Via Naked Capitalism:
Ballooning Finance: How Financial Innovation Produces Overgrowth and Busts
Yves here. It’s a welcome surprise to see economists devise a model that delivers generally sensible results. Here, three economists looked at how financial innovation leads to an bloated financial sector as well as greatly increasing the risk of meltdown.
One quibble is that they characterize financial innovation as a benign process at the outset that is all too quickly abused, particularly when the authors assume information asymmetries (as in the investors don’t fully understand what they are buying). One of their examples, collateralized debt obligations for subprime securitizations, disproves the thesis.
The writers miss that an earlier version of this type of asset-backed CDO also existed in the 1990s, and as in its 2000 reincarnation, was critical to keeping subprime mortgage securitizations going. As we discussed long form in ECONNED, the ability to sell these deals was constrained by the difficulty of placing the least attractive tranche, the BBB slice. Those (along with more attractive financial sausage constituent parts) were rolled into CDOs, which were tranched just as the original mortgage backed securities has been.

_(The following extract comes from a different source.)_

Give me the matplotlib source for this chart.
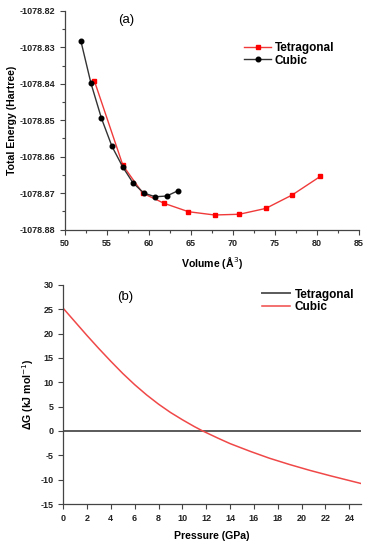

Now astute students of finance know that pretty much any product defect can be solved by price. That means those deemed-to-be-drecky BBB tranches could have sold if they had had higher interest rates. Of course, that would have meant some combination of higher interest rates on the underlying mortgages (as in less product to sell, since fewer people can afford payments on more costly mortgages) and/or lower fees to the deal participants. So these CDOs, which proved to be a Ponzi scheme in both their 1990s and 2000s versions, were a “financial innovation” created to get around the need to price RMBS more realistically. And the result in both cases was too much subprime origination and a CDO crash.